7. Our various cultures and traditions in the south are often not in conformity with the rules of modern democratic practices and other norms of good governance.

It is argued that our various cultures and traditions are only rich and functional within the borders of the respective ethnic communities. They lack universal appeal, and unless they are tested and proven to be in conformity with the requirements of modern society, they are not worth retaining.
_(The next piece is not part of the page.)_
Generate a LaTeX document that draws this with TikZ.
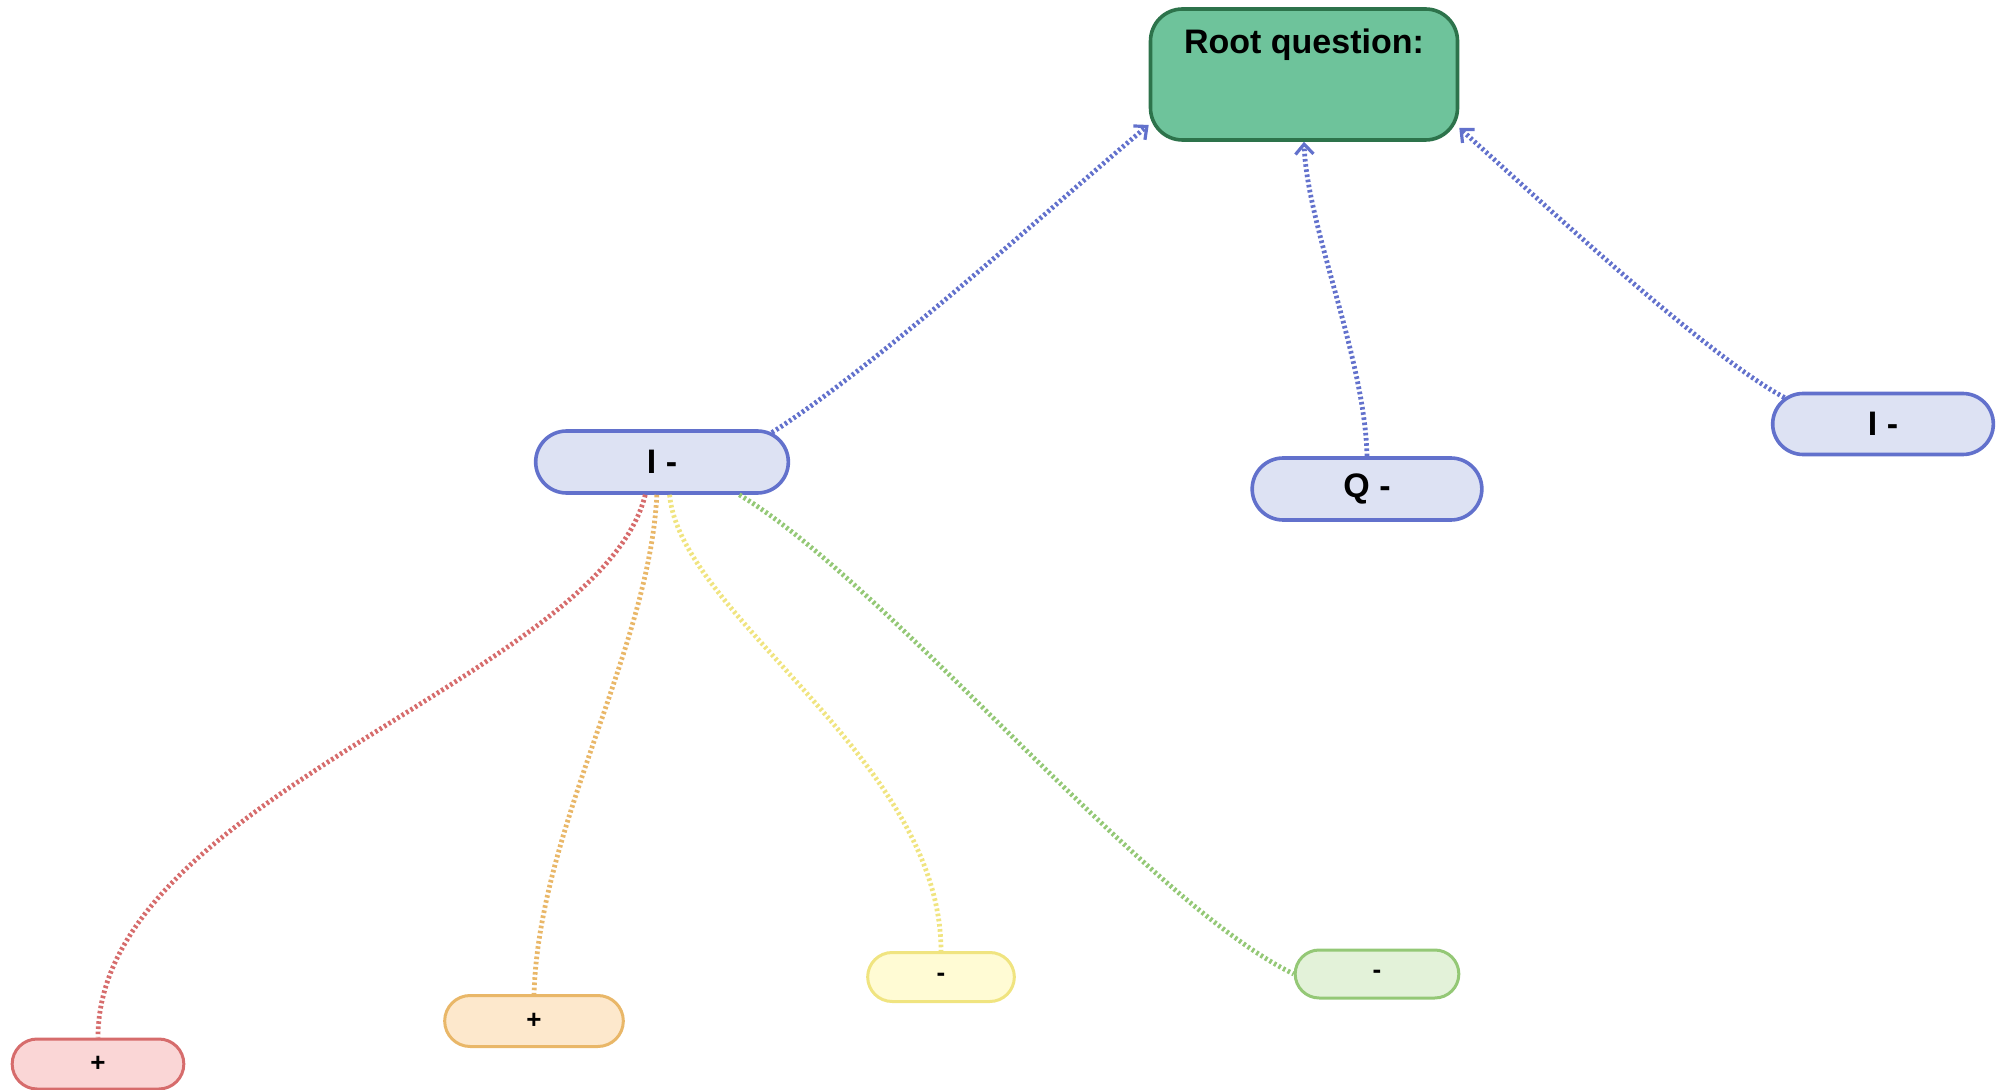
\documentclass[tikz,border=0pt]{standalone}
\usepackage{fontspec}
\setmainfont{Liberation Sans}
\usetikzlibrary{arrows.meta, shapes.misc}
\definecolor{rootFill}{RGB}{110,195,155}
\definecolor{rootLine}{RGB}{45,115,75}
\definecolor{pillFill}{RGB}{221,226,243}
\definecolor{pillLine}{RGB}{98,113,204}
\definecolor{redFill}{RGB}{250,214,214}
\definecolor{redLine}{RGB}{214,108,108}
\definecolor{orangeFill}{RGB}{253,232,204}
\definecolor{orangeLine}{RGB}{233,183,104}
\definecolor{yellowFill}{RGB}{255,251,212}
\definecolor{yellowLine}{RGB}{240,228,128}
\definecolor{greenFill}{RGB}{227,242,217}
\definecolor{greenLine}{RGB}{148,200,118}
\tikzset{
big text/.style={font=\fontsize{17}{20}\selectfont\bfseries}, % labels of the question pills
small text/.style={font=\fontsize{13}{15}\selectfont\bfseries}, % labels of the leaves
pill/.style={rounded rectangle, draw=pillLine, fill=pillFill, line width=1.8pt, big text}, % the blue pills
leaf/.style={rounded rectangle, line width=1.5pt, small text}, % the coloured leaves
dots/.style={line width=2.4pt, dash pattern=on 1.3pt off 1.3pt}, % dotted connectors
up link/.style={dots, draw=pillLine, -{Straight Barb[length=5pt, width=9pt, line width=1.6pt]}}, % links to the root
}

\begin{document}
\begin{tikzpicture}[
  x=0.5pt, y=-0.5pt,
  root box/.style={rectangle, rounded corners=16pt, draw=rootLine, fill=rootFill, line width=1.8pt,
    minimum width=153.5pt, minimum height=65.5pt, text height=13pt, text depth=34pt, big text}
]
  \useasboundingbox (0,0) rectangle (2007,1090);

  \node[root box] (root) at (1304,74.5) {Root question:};

  \node[pill, minimum width=133pt, minimum height=31pt] (iLeft) at (662,462) {I -};
  \node[pill, minimum width=121.5pt, minimum height=31pt] (qMid) at (1367,489) {Q -};
  \node[pill, minimum width=117pt, minimum height=30.5pt] (iRight) at (1883,424) {I -};

  \node[leaf, draw=redLine, fill=redFill, minimum width=92.5pt, minimum height=25pt] (plusRed) at (98,1064) {+};
  \node[leaf, draw=orangeLine, fill=orangeFill, minimum width=96pt, minimum height=25.5pt] (plusOrange) at (534,1021) {+};
  \node[leaf, draw=yellowLine, fill=yellowFill, minimum width=80pt, minimum height=24.5pt] (minusYellow) at (941,977) {-};
  \node[leaf, draw=greenLine, fill=greenFill, minimum width=88.5pt, minimum height=24pt] (minusGreen) at (1377,974) {-};

  % links up to the root question
  \draw[up link] (iLeft.15) .. controls +(110,-70) and +(-90,75) .. (root.198);
  \draw[up link] (qMid.north) .. controls +(-2,-98) and +(3,85) .. (root.south);
  \draw[up link] (iRight.165) .. controls +(-77,-41) and +(80,72) .. (root.-19);

  % branches down to the leaves
  \draw[dots, draw=redLine] (iLeft.-117) .. controls +(-46,183) and +(0,-239) .. (plusRed.north);
  \draw[dots, draw=orangeLine] (iLeft.-99) .. controls +(-7,153) and +(5,-166) .. (plusOrange.north);
  \draw[dots, draw=yellowLine] (iLeft.-77) .. controls +(11,121) and +(0,-192) .. (minusYellow.north);
  \draw[dots, draw=greenLine] (iLeft.-23) .. controls +(150,90) and +(-150,-73) .. (minusGreen.west);
\end{tikzpicture}
\end{document}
My response to this argument is simple. Unless these cultures and traditions are given the chance of being tested there is no way we are ever going to know if they can stand the test of time or have universal appeal. Moreover, most of our communities have always operated by consensus, a solid democratic principle. Hence to claim that our cultures and traditions are not rooted in democratic values is not absolutely true. True that there are some customs and traditions that are no longer compatible with the times. It is precisely for this reason that the HoN can be of value, to be able to root out such anachronistic practices, while at the same time to blend the new with the old in a harmonious manner. Often laws that are passed to banish traditions that are incompatible with modern life, without the support of the traditional leaders become hard to implement. If the traditional leaders are involved from the start in devising these laws, their successes would more guaranteed.
Last but not least, the idea of dismissing our cultures and traditions wholesale, is in itself very dangerous and disturbing. A people without culture are a lost people.
I end here with a quote from the HoN booklet, by Dr. Conradin Perner, which says “… the real assets of the Sudan are neither found in petrol-fields nor watercourses, but in its extraordinary cultural diversity”. If we fail to capitalize on these assets, then we will lose everything.